Burt Lancaster como el príncipe Fabrizio de Salina (1963)

No quiero decir más sobre esta novela, porque lo que pretendo es instar a su lectura: se trata de una maravillosa obra -de principio a fin- sobre las mil formas de adaptación, supervivencia y transformación de la aristocracia; y de un texto deliciosamente crepuscular, imbuido de una nostalgia dulce en cada una de sus páginas. Imagino que ustedes  lo conocerán, o lo habrán leído: caso contrario, es de obligada lectura. Y he de destacar también la adaptación al cine que realizó el más que exquisito Luchino Visconti en 1963: el trío Burt Lancaster-Alain Delon-Claudia Cardinale merece una mención honorífica en toda enciclopedia del séptimo arte. Me quedo de ella con una escena: cómo, al principio de la película, Lancaster -que había sido trapecista de circo- dobla un pañuelo para meterlo en el bolsillo: toda la vida he querido doblar los pañuelos así. Si alguien me preguntara cuál es la imagen perfecta de un aristócrata creo también que diría que esa: hay, por tanto, que ver esa película inevitablemente (y gozar con ella).
Y de esta decadencia de la aristocracia sícula también nos hablaría, en su obra Los Virreyes (I Vicerè), un contemporáneo de Lampedusa, Federico de Roberto, cuya visión del mismo problema no compartía en absoluto el príncipe siciliano... pero de esta cuestión hablaré en una próxima entrada; ya está bien por hoy. ¿O no?.

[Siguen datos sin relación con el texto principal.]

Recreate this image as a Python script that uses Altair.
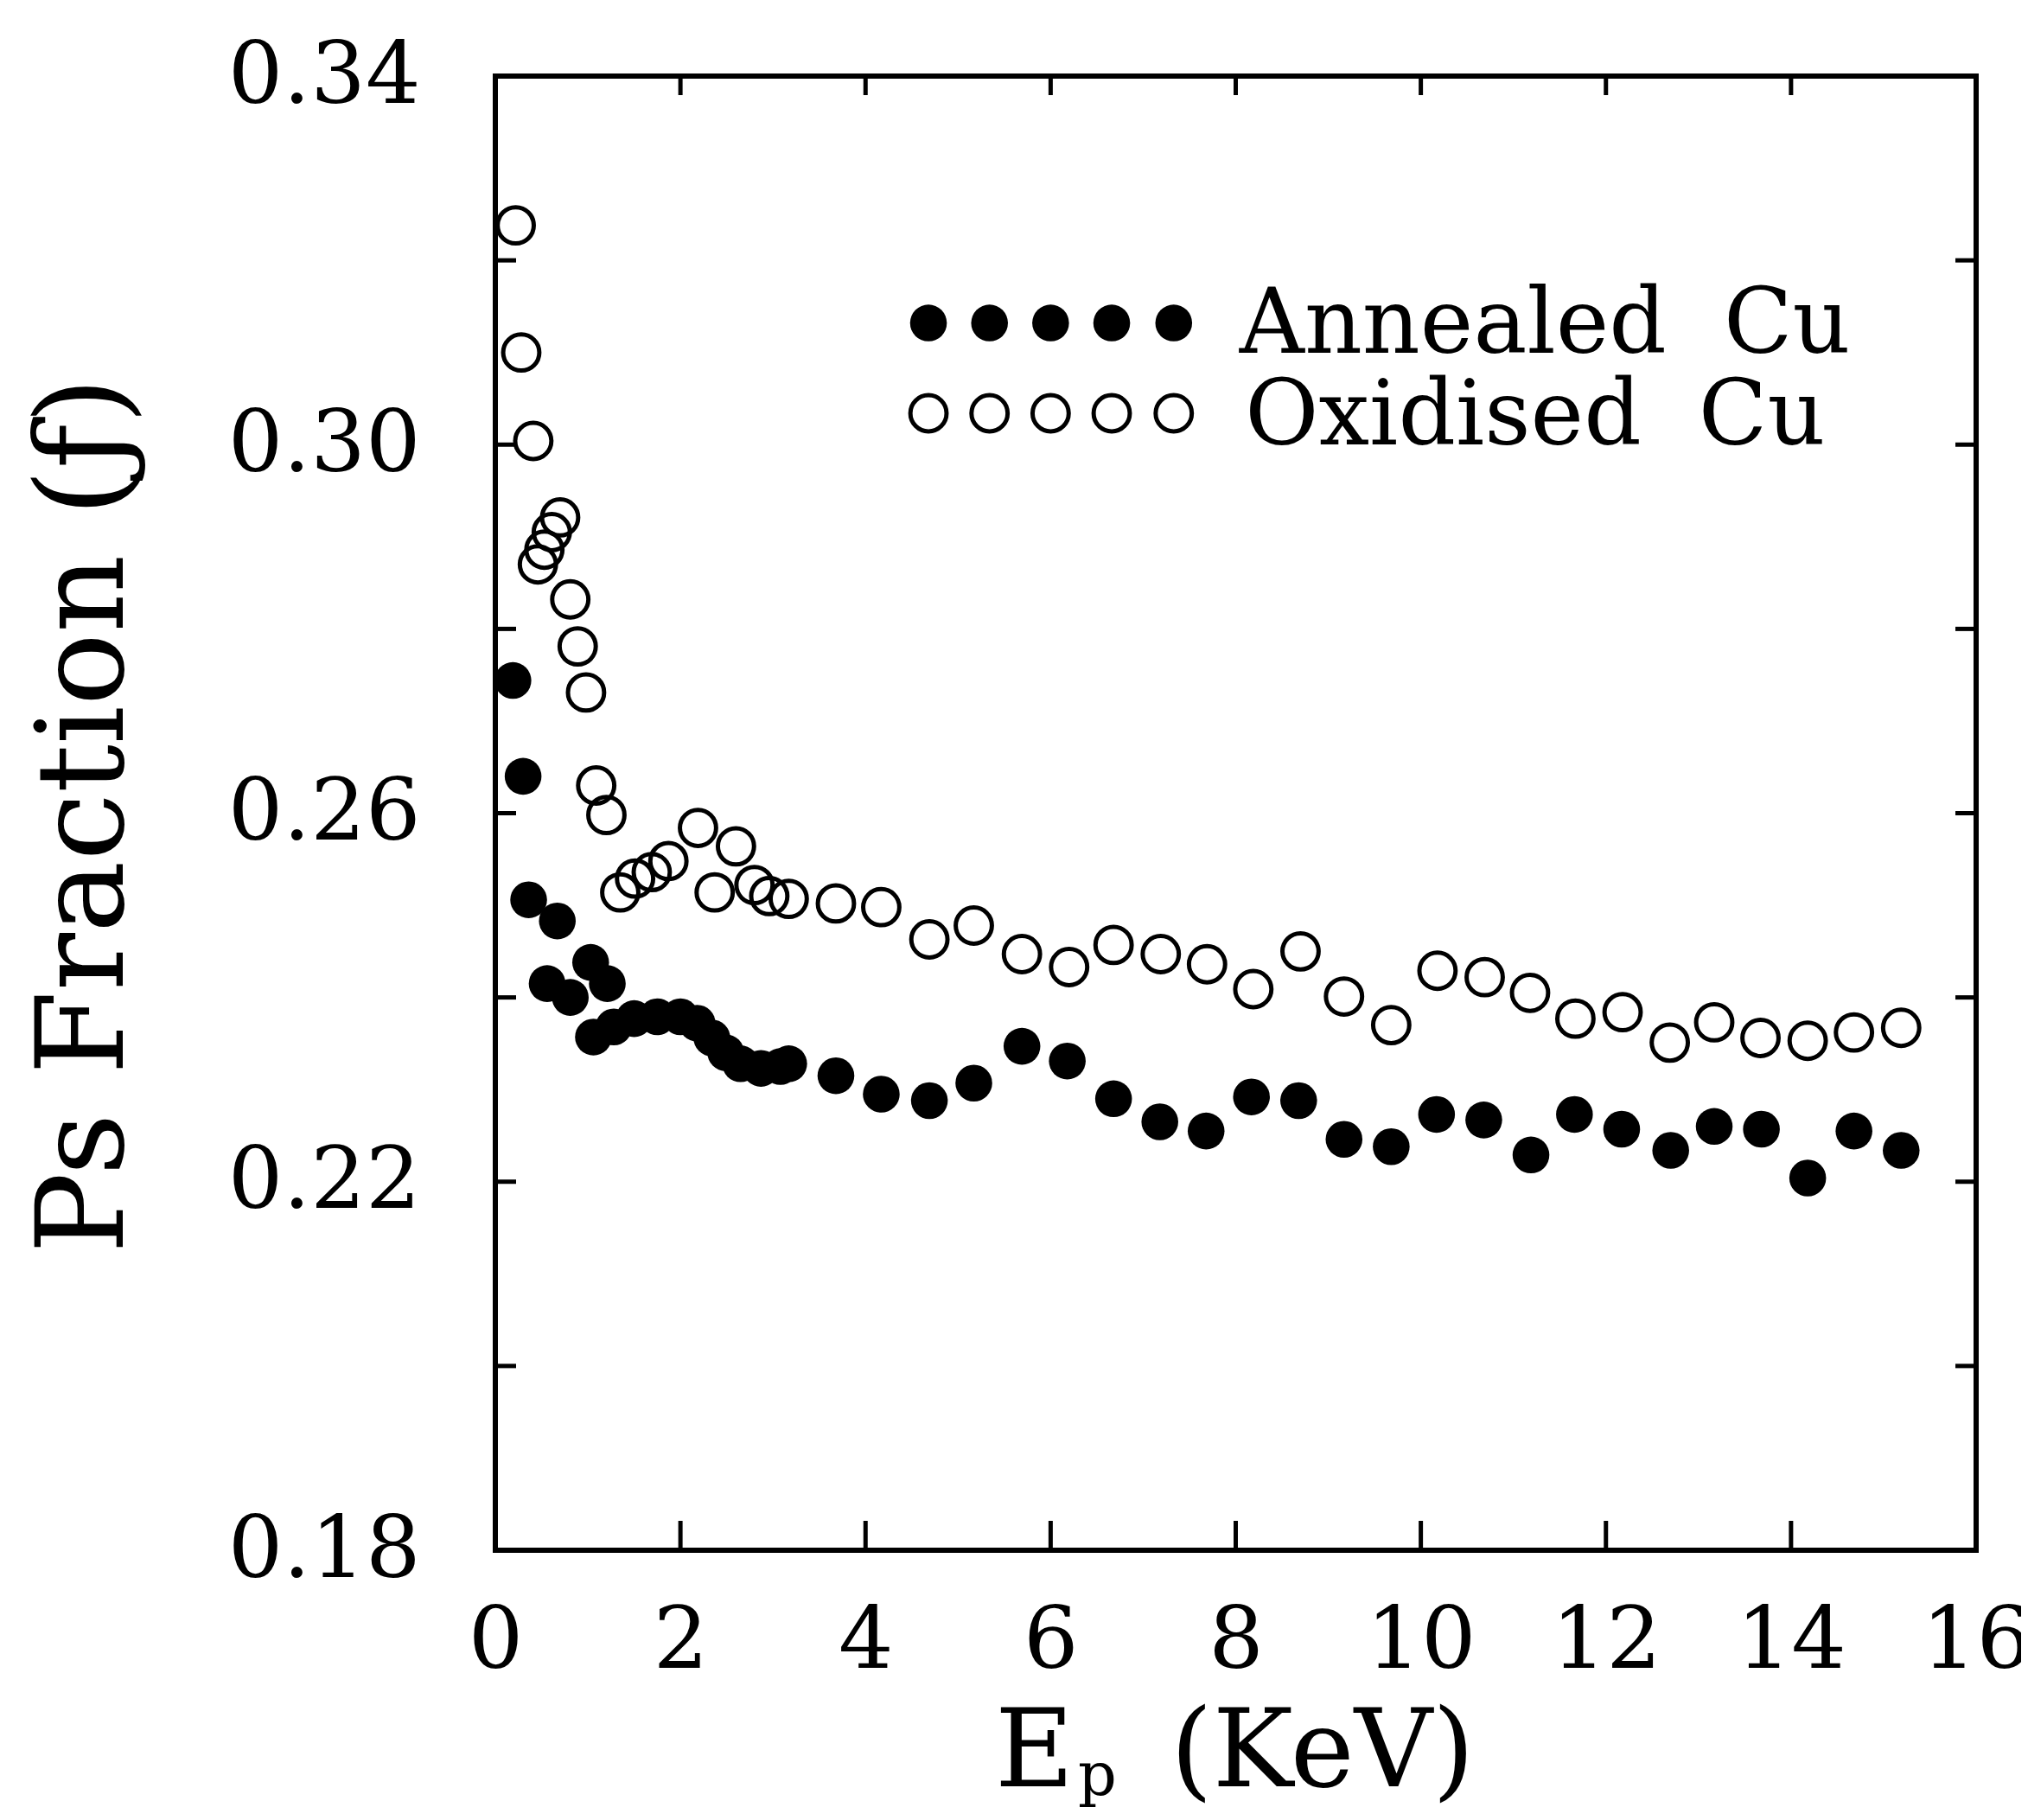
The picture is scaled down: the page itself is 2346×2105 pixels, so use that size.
import altair as alt
import pandas as pd

# ---------------- data ----------------
# Oxidised Cu (open circles)
ox_x = [0.22, 0.28, 0.41, 0.46, 0.53, 0.61, 0.70, 0.81, 0.89, 0.98, 1.09, 1.20,
        1.35, 1.51, 1.69, 1.87, 2.19, 2.37, 2.60, 2.80, 2.96, 3.17, 3.68, 4.17,
        4.69, 5.17, 5.69, 6.20, 6.68, 7.19, 7.69, 8.19, 8.70, 9.17, 9.68, 10.18,
        10.69, 11.18, 11.67, 12.18, 12.69, 13.17, 13.67, 14.18, 14.68, 15.19]
ox_y = [0.3238, 0.3100, 0.3004, 0.2870, 0.2886, 0.2905, 0.2921, 0.2832, 0.2781, 0.2731, 0.2630, 0.2598,
        0.2514, 0.2529, 0.2536, 0.2548, 0.2584, 0.2514, 0.2564, 0.2522, 0.2510, 0.2507, 0.2502, 0.2498,
        0.2463, 0.2478, 0.2447, 0.2433, 0.2457, 0.2447, 0.2436, 0.2409, 0.2450, 0.2401, 0.2370, 0.2429,
        0.2422, 0.2405, 0.2377, 0.2384, 0.2351, 0.2373, 0.2356, 0.2353, 0.2362, 0.2367]

# Annealed Cu (filled circles)
an_x = [0.19, 0.30, 0.36, 0.56, 0.67, 0.81, 1.03, 1.21, 1.06, 1.28, 1.50, 1.75,
        2.00, 2.18, 2.34, 2.49, 2.65, 2.87, 3.08, 3.17, 3.68, 4.17, 4.69, 5.17,
        5.69, 6.18, 6.68, 7.18, 7.68, 8.17, 8.68, 9.17, 9.68, 10.17, 10.68, 11.19,
        11.66, 12.17, 12.70, 13.17, 13.68, 14.18, 14.68, 15.19]
an_y = [0.2744, 0.2640, 0.2506, 0.2415, 0.2483, 0.2400, 0.2438, 0.2415, 0.2357, 0.2368, 0.2377, 0.2379,
        0.2379, 0.2372, 0.2356, 0.2340, 0.2328, 0.2323, 0.2325, 0.2328, 0.2315, 0.2295, 0.2288, 0.2307,
        0.2347, 0.2331, 0.2290, 0.2265, 0.2255, 0.2292, 0.2288, 0.2246, 0.2238, 0.2273, 0.2267, 0.2229,
        0.2273, 0.2257, 0.2234, 0.2260, 0.2257, 0.2204, 0.2255, 0.2234]

x_label_values = [0, 2, 4, 6, 8, 10, 12, 14, 16]
y_label_values = [0.18, 0.22, 0.26, 0.30, 0.34]
x_tick_values = [2, 4, 6, 8, 10, 12, 14]
y_tick_values = [0.20, 0.22, 0.24, 0.26, 0.28, 0.30, 0.32]

legend_labels = ["Annealed\u00a0\u00a0Cu", "Oxidised\u00a0\u00a0Cu"]
legend_marker_x = [4.68, 5.34, 6.00, 6.66, 7.33]
legend_marker_y = [0.3132, 0.3034]
legend_text_x = [8.04, 8.10]
legend_text_y = [0.3100, 0.3000]

y_title = "Ps Fraction (ƒ)"
x_title_main = "E"
x_title_sub = "p"
x_title_unit = "(KeV)"

# ---------------- chart ----------------
W, H = 1713, 1705
FONT = "DejaVu Serif"
xs = alt.Scale(domain=[0, 16], nice=False, zero=False)
ys = alt.Scale(domain=[0.18, 0.34], nice=False, zero=False)

ox = pd.DataFrame({"x": ox_x, "y": ox_y})
an = pd.DataFrame({"x": an_x, "y": an_y})

xaxis = alt.Axis(values=x_label_values, format="d", title=None, ticks=False, domain=False,
                 grid=False, labelFont=FONT, labelFontSize=100, labelPadding=56,
                 labelColor="black", labelFlush=False, labelLimit=0, labelOverlap=False)
yaxis = alt.Axis(values=y_label_values, format=".2f", title=None, ticks=False, domain=False,
                 grid=False, labelFont=FONT, labelFontSize=100, labelPadding=87,
                 labelColor="black", labelFlush=False, labelLimit=0, labelOverlap=False)

OPEN_SIZE = 1750
FILL_SIZE = 1810

open_pts = alt.Chart(ox).mark_point(shape="circle", filled=False, size=OPEN_SIZE, strokeWidth=5,
                                    color="black", opacity=1).encode(
    x=alt.X("x:Q", scale=xs, axis=xaxis),
    y=alt.Y("y:Q", scale=ys, axis=yaxis),
)
filled_pts = alt.Chart(an).mark_point(shape="circle", filled=True, size=FILL_SIZE,
                                      color="black", opacity=1).encode(
    x=alt.X("x:Q", scale=xs), y=alt.Y("y:Q", scale=ys))

# inward ticks on all four sides
xt = pd.DataFrame({"v": x_tick_values})
yt = pd.DataFrame({"v": y_tick_values})
tick_bottom = alt.Chart(xt).mark_rule(color="black", strokeWidth=5).encode(
    x=alt.X("v:Q", scale=xs), y=alt.value(H), y2=alt.value(H - 34))
tick_top = alt.Chart(xt).mark_rule(color="black", strokeWidth=5).encode(
    x=alt.X("v:Q", scale=xs), y=alt.value(0), y2=alt.value(22))
tick_left = alt.Chart(yt).mark_rule(color="black", strokeWidth=5).encode(
    y=alt.Y("v:Q", scale=ys), x=alt.value(0), x2=alt.value(24))
tick_right = alt.Chart(yt).mark_rule(color="black", strokeWidth=5).encode(
    y=alt.Y("v:Q", scale=ys), x=alt.value(W), x2=alt.value(W - 24))

# legend drawn inside the plot
leg_filled = pd.DataFrame({"x": legend_marker_x, "y": [legend_marker_y[0]] * len(legend_marker_x)})
leg_open = pd.DataFrame({"x": legend_marker_x, "y": [legend_marker_y[1]] * len(legend_marker_x)})
leg_text = pd.DataFrame({"x": legend_text_x, "y": legend_text_y, "t": legend_labels})
leg_f = alt.Chart(leg_filled).mark_point(shape="circle", filled=True, size=FILL_SIZE, color="black",
                                         opacity=1).encode(x=alt.X("x:Q", scale=xs), y=alt.Y("y:Q", scale=ys))
leg_o = alt.Chart(leg_open).mark_point(shape="circle", filled=False, size=OPEN_SIZE, strokeWidth=5,
                                       color="black", opacity=1).encode(x=alt.X("x:Q", scale=xs), y=alt.Y("y:Q", scale=ys))
leg_t = alt.Chart(leg_text).mark_text(font=FONT, fontSize=104, align="left",
                                      baseline="alphabetic", color="black").encode(
    x=alt.X("x:Q", scale=xs), y=alt.Y("y:Q", scale=ys), text="t:N")

# axis titles
yt_df = pd.DataFrame({"t": [y_title]})
y_title_mark = alt.Chart(yt_df).mark_text(font=FONT, fontSize=140, angle=270,
                                          align="center", baseline="middle", color="black").encode(
    x=alt.value(-473), y=alt.value(855), text="t:N")
xt1 = alt.Chart(pd.DataFrame({"t": [x_title_main]})).mark_text(
    font=FONT, fontSize=125, align="left", baseline="alphabetic", color="black").encode(
    x=alt.value(578), y=alt.value(1978), text="t:N")
xt2 = alt.Chart(pd.DataFrame({"t": [x_title_sub]})).mark_text(
    font=FONT, fontSize=70, align="left", baseline="alphabetic", color="black").encode(
    x=alt.value(674), y=alt.value(1988), text="t:N")
xt3 = alt.Chart(pd.DataFrame({"t": [x_title_unit]})).mark_text(
    font=FONT, fontSize=125, align="left", baseline="alphabetic", color="black").encode(
    x=alt.value(781), y=alt.value(1978), text="t:N")

chart = alt.layer(
    open_pts, filled_pts, tick_bottom, tick_top, tick_left, tick_right,
    leg_f, leg_o, leg_t, y_title_mark, xt1, xt2, xt3
).properties(
    width=W, height=H,
    autosize=alt.AutoSizeParams(type="none"),
    padding={"left": 565, "top": 80, "right": 52, "bottom": 300},
    background="white",
).configure_view(stroke="black", strokeWidth=6)

chart.save("out.html", embed_options={"renderer": "svg", "actions": False})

Como digo, un divertimento académico

Anton Rafael Mengs: Fernando IV, rey de Nápoles, detalle (1760)
Museo del Prado, Madrid

Bienvenidos. Comienzo hoy un nuevo camino con el deseo de hacer llegar a los lectores de este blog diversas consideraciones acerca de un estamento al que, como historiador social que soy, dedico el principal objeto de mi estudio. A partir de los próximos días, comenzaré a publicar entradas con una periodicidad relativamente regular, siempre que las numerosas ocupaciones diarias que llenan nuestro tiempo cotidiano de engorrosos obstáculos me lo permitan. En todas ellas quiero tocar un tema fascinante: las aristocracias europeas. No se tratará de crónicas sociales, ni de divagaciones nobiliaristas; mi intención es muy diferente. Trataré, en este blog que concibo como un divertimento académico (que sin embargo, a la vez pretende informar científicamente), de departir acerca de la evolución, las transformaciones, los rasgos y las características de un estamento que tuvo en sus manos la historia europea prácticamente desde sus inicios hasta su desaparición como tal allá por el siglo XIX; y que incluso a día de hoy conserva buena parte de su relevancia y prestigio, fundamentalmente dentro del ámbito social. Me centraré en Europa, aunque ello no quiere decir que ocasionalmente no realice incursiones en otros espacios geográficos; y aunque mi espacio temporal predilecto será el correspondiente a la Edad Moderna, pasearé con comodidad por otros períodos históricos, tales como la Antigüedad, la Edad Media o la Contemporánea. Espero que este blog, finalmente, sirva para aquello para lo cual ha sido concebido: para divertirme y para divertirles; y para arrojar alguna luz y algún conocimiento acerca de esta fascinante élite social, hoy tan zarandeada por el paso de la Historia.